When an opportunity arose to buy an apartment in Israel, we were convinced that it was the right thing for us. The Gulf War was a distant memory. Times were relatively peaceful. I would stay home when public places became risky. It would be fine. We would build our family in the holy land.

Two months after moving into our new home in Israel, the second intifada erupted. The roads I took to my teaching job in Jerusalem were suddenly being shot at by terrorists. My place of work issued bullet proof vests.

I was petrified.

“I want to go home!” I told my husband.

But where was home? The question itself confused me. Was home the country that I grew up in - a country that had granted me freedom, contentedness and tranquility? Or was home this variegated homeland of mine with its political tug and pull?

Eight months pregnant, I pulled my 40-pound bulletproof vest tight over my belly and drove to work.

I will never forget the evening when, eight months pregnant, I pulled my 40-pound bulletproof vest tight over my belly and drove to work.

“How do you do it?” my friends in the U.S. asked me. “I’d never be able to do that?

She didn’t understand that I’d never be able to do that either!

“Would you like to come home?” my parents asked me.

I’d love to say that I never entertained the thought - that I rode my Israeli horse into the sunset without ever looking back. But that wouldn’t be true. How could I not reconsider when I looked at my precious, innocent children? How could I not fantasize about the unencumbered life I’d led back in the United States?

Ultimately though, we chose to stay. Why? Because Israel is a land fraught with intensity, highs and lows, push and pull – it is the axis upon which the Divine presence rotates – so how could it be otherwise? In Israel, I felt that my life was even more precious than it had ever been in the United States, even as it precariously teetered. I wanted to live a life that mattered. I wanted my children to feel that they were links in the luminous chain of our heritage.

This was a decision that I reconsidered many times, according to the ebb and flow of the conflict here. Each time the artillery hummed, I wondered if I was doing the right thing. I imagined myself carrying oversized bags from Target instead of oversized boxes containing gas masks to work.

But ultimately, this amazing country sucked me in.

It is the land that was promised to us by God, which means that it was promised to me and to my family. It is the land that holds the last remnant of the holy Temple. It is a land where brothers cry for their brother’s tragedies and whoop with delight at their ecstasies.

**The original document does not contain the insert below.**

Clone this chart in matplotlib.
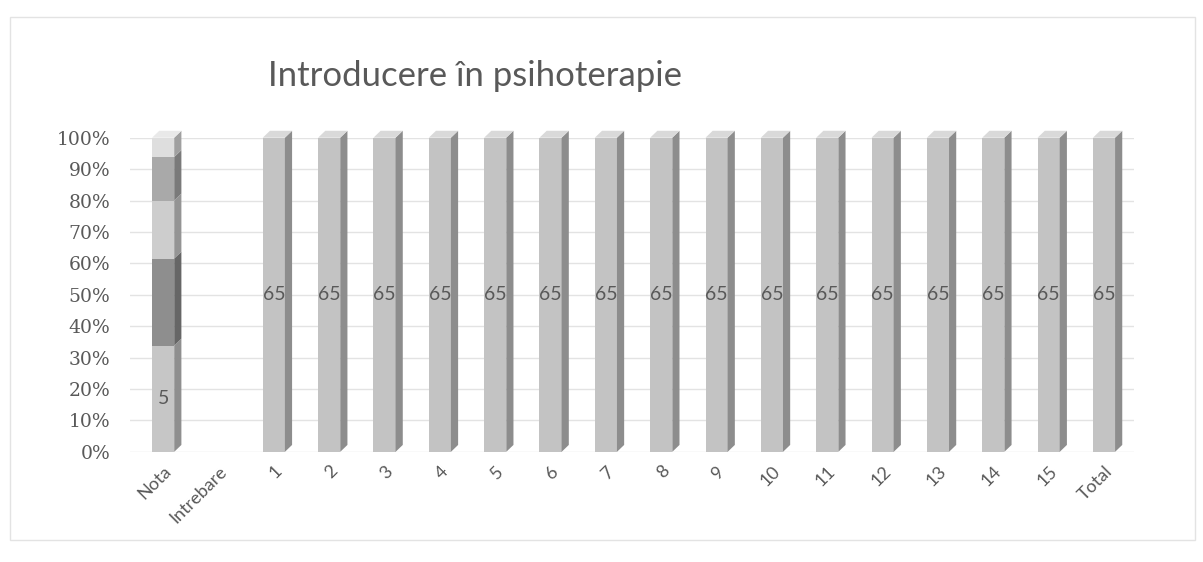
import matplotlib
matplotlib.use("Agg")
import matplotlib.pyplot as plt
from matplotlib.patches import Polygon, Rectangle

categories = ["Nota", "Intrebare", "1", "2", "3", "4", "5", "6", "7", "8", "9",
              "10", "11", "12", "13", "14", "15", "Total"]
question_counts = [None, None] + [65] * 16
nota_grades = ["5", "6", "7", "8", "9"]
nota_counts = [22, 18, 12, 9, 4]
nota_colors = ["#c6c6c6", "#8e8e8e", "#cdcdcd", "#a9a9a9", "#dedede"]
nota_labels = ["5", "", "", "", ""]

plt.rcParams['font.family'] = ['Lato', 'DejaVu Sans']
fig = plt.figure(figsize=(12.03, 5.62), dpi=100)
ax = fig.add_axes([0.108, 0.196, 0.835, 0.559])

W = 0.4
DX = 0.13
DY = 0.022
text_col = "#595959"

def bar3d(x, y0, y1, front, side, top, draw_top=True):
    ax.add_patch(Rectangle((x - W / 2, y0), W, y1 - y0, facecolor=front,
                           edgecolor="none", zorder=3, clip_on=False))
    ax.add_patch(Polygon([(x + W / 2, y0), (x + W / 2 + DX, y0 + DY),
                          (x + W / 2 + DX, y1 + DY), (x + W / 2, y1)],
                         closed=True, facecolor=side, edgecolor="none", zorder=3,
                         clip_on=False))
    if draw_top:
        ax.add_patch(Polygon([(x - W / 2, y1), (x - W / 2 + DX, y1 + DY),
                              (x + W / 2 + DX, y1 + DY), (x + W / 2, y1)],
                             closed=True, facecolor=top, edgecolor="none", zorder=3,
                             clip_on=False))

def darker(c, f):
    r, g, b = matplotlib.colors.to_rgb(c)
    return (min(r * f, 1), min(g * f, 1), min(b * f, 1))

# Nota stacked 100% bar
total = sum(nota_counts)
base = 0.0
for i, (cnt, col, lab) in enumerate(zip(nota_counts, nota_colors, nota_labels)):
    frac = cnt / total
    bar3d(0, base, base + frac, col, darker(col, 0.72), darker(col, 1.05),
          draw_top=(i == len(nota_counts) - 1))
    if lab:
        ax.text(0, base + frac / 2, lab, ha="center", va="center", fontsize=14,
                color=text_col, zorder=5)
    base += frac

# Question bars
for i, v in enumerate(question_counts):
    if v is None:
        continue
    bar3d(i, 0, 1.0, "#c3c3c3", "#8d8d8d", "#d9d9d9")
    ax.text(i, 0.5, str(v), ha="center", va="center", fontsize=14,
            color=text_col, zorder=5)

ax.set_xlim(-0.6, 17.55)
ax.set_ylim(0, 1.0)
ax.set_yticks([i / 10 for i in range(11)])
ax.set_yticklabels([f"{i * 10}%" for i in range(11)], fontsize=13.5, color=text_col,
                   family=['DejaVu Serif'])
ax.set_xticks(range(len(categories)))
ax.set_xticklabels(categories, rotation=45, ha="right", rotation_mode="anchor",
                   fontsize=13, color=text_col)
ax.tick_params(length=0, pad=8)
ax.tick_params(axis="y", pad=14)
ax.yaxis.grid(True, color="#e3e3e3", linewidth=1.0, zorder=0)
ax.set_axisbelow(True)
for s in ax.spines.values():
    s.set_visible(False)

fig.text(0.395, 0.865, "Introducere în psihoterapie", ha="center", va="center",
         fontsize=25, color=text_col)
fig.add_artist(Rectangle((0.008, 0.04), 0.985, 0.93, transform=fig.transFigure,
                         fill=False, edgecolor="#e3e3e3", linewidth=1))

fig.savefig("out.png", dpi=100)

And this past week, as I sat in my shelter with my children numerous times, I’ve come to reconsider what I’m capable of. I’ve heard the swelling of the siren outside my window. I’ve shuddered at the sound of explosions as the missiles hit the earth outside. And now I am Jennifer, only I’m not only here on vacation.

People ask me, “I don’t understand how you do it. I’d never be able to.” And all I can say to them is, “Don’t underestimate the power of this country. Don’t miscalculate the power of God’s awesome presence which is so palpably felt in every crevice of every home. Don’t undervalue the feeling of treading the same paths that were paved here by our forefathers.”

The land of Israel has forged a true friend out of a fair-weather one.